The Charlottetown Curling Club is open and the volunteer board of directors is working hard to get new people involved in the sport of curling. 

Club president Mitch O'Shea says they are planning to recruit new players to the sport to play it recreationally, not competitively. 

"Part of the challenge is just recruiting people to the sport," he said. "Competitive curling in the province is starting to die off."

O'Shea said they are competing with other sports and other venues that rent out space. 

"Part of our draw is that we have two great rental spaces available but there's a lot of other places in Charlottetown that have great spaces as well." 

O'Shea said while membership is down, it is the norm across the province. But the club is trying some new things to bring players and revenue in for the club.

"We are trying drop-in curling on Friday nights.
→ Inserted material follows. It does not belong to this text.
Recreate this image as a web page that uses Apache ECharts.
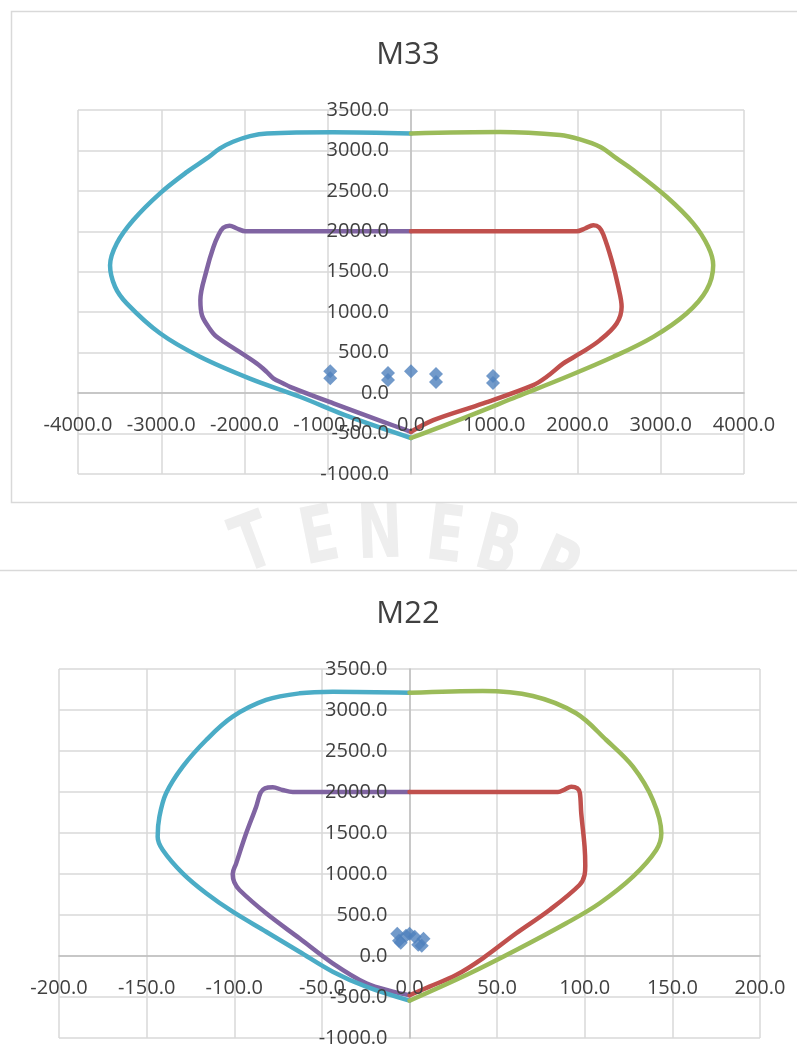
<!DOCTYPE html>
<html>
<head>
<meta charset="utf-8">
<script src="https://cdn.jsdelivr.net/npm/echarts@6/dist/echarts.min.js"></script>
<style>
  html, body { margin: 0; padding: 0; background: #ffffff; }
  #chart { width: 797px; height: 1061px; }
</style>
</head>
<body>
<div id="chart"></div>
<script>
// Axial load P of each load combination (shared by both diagrams)
const demandP = [270, 185, 248, 161, 270, 235, 136, 210, 124];
// Moment demands about each axis
const demandM33 = [-970, -970, -276, -276, 0, 300, 300, 985, 985];
const demandM22 = [-7, -6, -2, -5, 0, 3, 5, 8, 7];

// Axis tick setup
const m33Ticks = { min: -4000, max: 4000, step: 1000 };
const m22Ticks = { min: -200, max: 200, step: 50 };
const pTicks = { min: -1000, max: 3500, step: 500 };

// M33 interaction diagram: nominal (outer) and design (inner) curves, [M, P]
const m33NominalNeg = [[0,3210],[-940,3225],[-1730,3210],[-1934,3177],[-2138,3107],[-2294,3025],[-2454,2901],[-2690,2735],[-3015,2470],[-3335,2140],[-3535,1850],[-3615,1580],[-3555,1315],[-3415,1110],[-3015,740],[-2535,450],[-1935,180],[-1335,-45],[-735,-295],[0,-555]];
const m33NominalPos = [[0,3210],[1070,3228],[1790,3190],[2030,3136],[2270,3045],[2470,2901],[2670,2757],[3070,2427],[3390,2098],[3570,1809],[3630,1582],[3550,1273],[3310,985],[2910,696],[2430,449],[1870,202],[1270,-45],[670,-293],[0,-555]];
const m33DesignNeg = [[0,2000],[-1990,2000],[-2090,2035],[-2180,2070],[-2255,2045],[-2310,1960],[-2375,1800],[-2455,1520],[-2530,1150],[-2510,960],[-2420,800],[-2334,696],[-2094,532],[-1854,367],[-1734,263],[-1654,182],[-1534,120],[-1453,78],[-933,-127],[-333,-355],[0,-478]];
const m33DesignPos = [[0,2000],[1990,2000],[2090,2035],[2190,2075],[2260,2050],[2310,1960],[2410,1644],[2490,1314],[2530,1067],[2470,861],[2270,655],[2030,490],[1830,367],[1630,202],[1469,99],[868,-127],[268,-334],[0,-478]];

// M22 interaction diagram
const m22NominalNeg = [[0,3210],[-43.8,3223],[-62.8,3203],[-81.8,3122],[-100.9,2918],[-116,2634],[-129.4,2309],[-138.9,1984],[-142.7,1699],[-143.7,1455],[-140.8,1293],[-129.4,1008],[-116,765],[-100.9,540],[-81.8,296],[-62.8,52],[-43.8,-191],[-24.7,-374],[0,-545]];
const m22NominalPos = [[0,3210],[41.8,3232],[70.4,3171],[95.1,2960],[112.3,2634],[127.5,2309],[138.9,1902],[143.7,1496],[140.8,1293],[127.5,967],[108.5,643],[89.4,399],[60.9,73],[32.4,-232],[0,-545]];
const m22DesignNeg = [[0,2000],[-66.6,2000],[-72.5,2025],[-78,2057],[-82.5,2045],[-85,1990],[-87.5,1821],[-93.2,1496],[-98.9,1130],[-100.9,1000],[-100,900],[-97,805],[-81.8,521],[-62.8,216],[-43.8,-89],[-24.7,-333],[-9.5,-435],[0,-478]];
const m22DesignPos = [[0,2000],[84.7,2000],[88.5,2030],[92.3,2065],[95.8,2045],[97.2,1990],[98,1740],[99.9,1333],[100.3,1100],[99.9,988],[97,866],[79.9,561],[60.9,277],[41.8,-28],[26.6,-232],[11.4,-374],[0,-478]];

const COLORS = {
  demand: '#4F81BD',
  nominalNeg: '#4BACC6',
  nominalPos: '#9BBB59',
  designNeg: '#8064A2',
  designPos: '#C0504D'
};
const TEXT = '#404040';
const FONT = 'Open Sans';

const fmt = v => Number(v).toFixed(1);

// Grid lines and zero lines sit under the curves; tick labels use a second
// axis pair drawn above the curves, shifted onto the zero lines.
function gridAxis(gridIndex, t) {
  return {
    type: 'value', gridIndex, min: t.min, max: t.max, interval: t.step, z: 0,
    axisLine: { show: true, onZero: true, lineStyle: { color: '#BFBFBF', width: 1.5 } },
    axisTick: { show: false },
    axisLabel: { show: false },
    splitLine: { show: true, lineStyle: { color: '#D9D9D9', width: 1.5 } }
  };
}
function labelAxis(gridIndex, t, position) {
  return {
    type: 'value', gridIndex, min: t.min, max: t.max, interval: t.step, z: 10, position, offset: 0,
    axisLine: { show: false, onZero: false },
    axisTick: { show: false },
    splitLine: { show: false },
    axisLabel: { show: true, formatter: fmt, color: TEXT, fontSize: 20, fontFamily: FONT, margin: 22 }
  };
}

function curve(data, color, xi, yi) {
  return {
    type: 'line', data, xAxisIndex: xi, yAxisIndex: yi,
    showSymbol: false, smooth: 0.35, z: 3,
    lineStyle: { color, width: 4.5, cap: 'round', join: 'round' },
    itemStyle: { color }
  };
}
function demand(mValues, xi, yi) {
  return {
    type: 'scatter', xAxisIndex: xi, yAxisIndex: yi, z: 4,
    data: mValues.map((m, i) => [m, demandP[i]]),
    symbol: 'diamond', symbolSize: 14,
    itemStyle: { color: COLORS.demand }
  };
}

// Faint seal lettering between the two panels
const sealLetters = [
  { ch: 'T', x: 254, y: 548, r: 0.36 },
  { ch: 'E', x: 320, y: 541, r: 0.2 },
  { ch: 'N', x: 380, y: 537, r: 0.04 },
  { ch: 'E', x: 445, y: 540, r: -0.12 },
  { ch: 'B', x: 497, y: 551, r: -0.26 },
  { ch: 'R', x: 556, y: 573, r: -0.42 }
];

const chart = echarts.init(document.getElementById('chart'), null, { renderer: 'canvas' });

const option = {
  animation: false,
  backgroundColor: '#ffffff',
  grid: [
    { left: 78, top: 110, width: 666, height: 364, outerBoundsMode: 'none' },
    { left: 59, top: 669, width: 701, height: 369, outerBoundsMode: 'none' }
  ],
  xAxis: [
    gridAxis(0, m33Ticks),
    labelAxis(0, m33Ticks, 'bottom'),
    gridAxis(1, m22Ticks),
    labelAxis(1, m22Ticks, 'bottom')
  ],
  yAxis: [
    gridAxis(0, pTicks),
    labelAxis(0, pTicks, 'left'),
    gridAxis(1, pTicks),
    labelAxis(1, pTicks, 'left')
  ],
  graphic: [
    ...sealLetters.map(l => ({
      type: 'text', x: l.x, y: l.y, rotation: l.r, scaleY: 1.3, z: -20,
      style: { text: l.ch, fill: '#EEEEEE', font: 'bold 60px "DejaVu Sans Condensed", "DejaVu Sans"', align: 'center', verticalAlign: 'middle' }
    })),
    { type: 'rect', z: -15, shape: { x: 11.5, y: 11.5, width: 800, height: 491 },
      style: { fill: '#ffffff', stroke: '#D9D9D9', lineWidth: 1.5 } },
    { type: 'rect', z: -15, shape: { x: -2, y: 570.5, width: 805, height: 500 },
      style: { fill: '#ffffff', stroke: '#D9D9D9', lineWidth: 1.5 } },
    { type: 'text', x: 408, y: 55, z: 20,
      style: { text: 'M33', fill: TEXT, font: '31px "' + FONT + '"', align: 'center', verticalAlign: 'middle' } },
    { type: 'text', x: 408, y: 614, z: 20,
      style: { text: 'M22', fill: TEXT, font: '31px "' + FONT + '"', align: 'center', verticalAlign: 'middle' } }
  ],
  series: [
    demand(demandM33, 0, 0),
    curve(m33DesignNeg, COLORS.designNeg, 0, 0),
    curve(m33DesignPos, COLORS.designPos, 0, 0),
    curve(m33NominalNeg, COLORS.nominalNeg, 0, 0),
    curve(m33NominalPos, COLORS.nominalPos, 0, 0),
    demand(demandM22, 2, 2),
    curve(m22DesignNeg, COLORS.designNeg, 2, 2),
    curve(m22DesignPos, COLORS.designPos, 2, 2),
    curve(m22NominalNeg, COLORS.nominalNeg, 2, 2),
    curve(m22NominalPos, COLORS.nominalPos, 2, 2)
  ]
};

chart.setOption(option);

// Move each label axis onto the zero line of its grid, using the grid's own scales
function zeroOffsets(axisIdx, xTicks) {
  const finder = { xAxisIndex: axisIdx, yAxisIndex: axisIdx };
  const origin = chart.convertToPixel(finder, [0, 0]);
  const corner = chart.convertToPixel(finder, [xTicks.min, pTicks.min]);
  return { x: origin[1] - corner[1], y: corner[0] - origin[0] };
}
const o1 = zeroOffsets(0, m33Ticks);
const o2 = zeroOffsets(2, m22Ticks);
chart.setOption({
  xAxis: [{}, { offset: o1.x }, {}, { offset: o2.x }],
  yAxis: [{}, { offset: o1.y }, {}, { offset: o2.y }]
});
</script>
</body>
</html>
It's five dollars for non-members." 

The club also offers drink and food specials during the evening drop-in. 

Generate revenue

Two weeks in, O'Shea said it has proven to be popular and growing with some people who have never curled before trying it out or some former curlers coming back for a fun evening. 

O'Shea said the board is looking at other ways to generate revenue and fundraise in order to get ahead financially rather than just scrape by each season. 

A new manager has been hired to help with the operation but O'Shea said everyone else is a volunteer. 

"We need to develop a new model of generating revenue," O'Shea said, "There's a good group of us keeping things going but we could always use more help."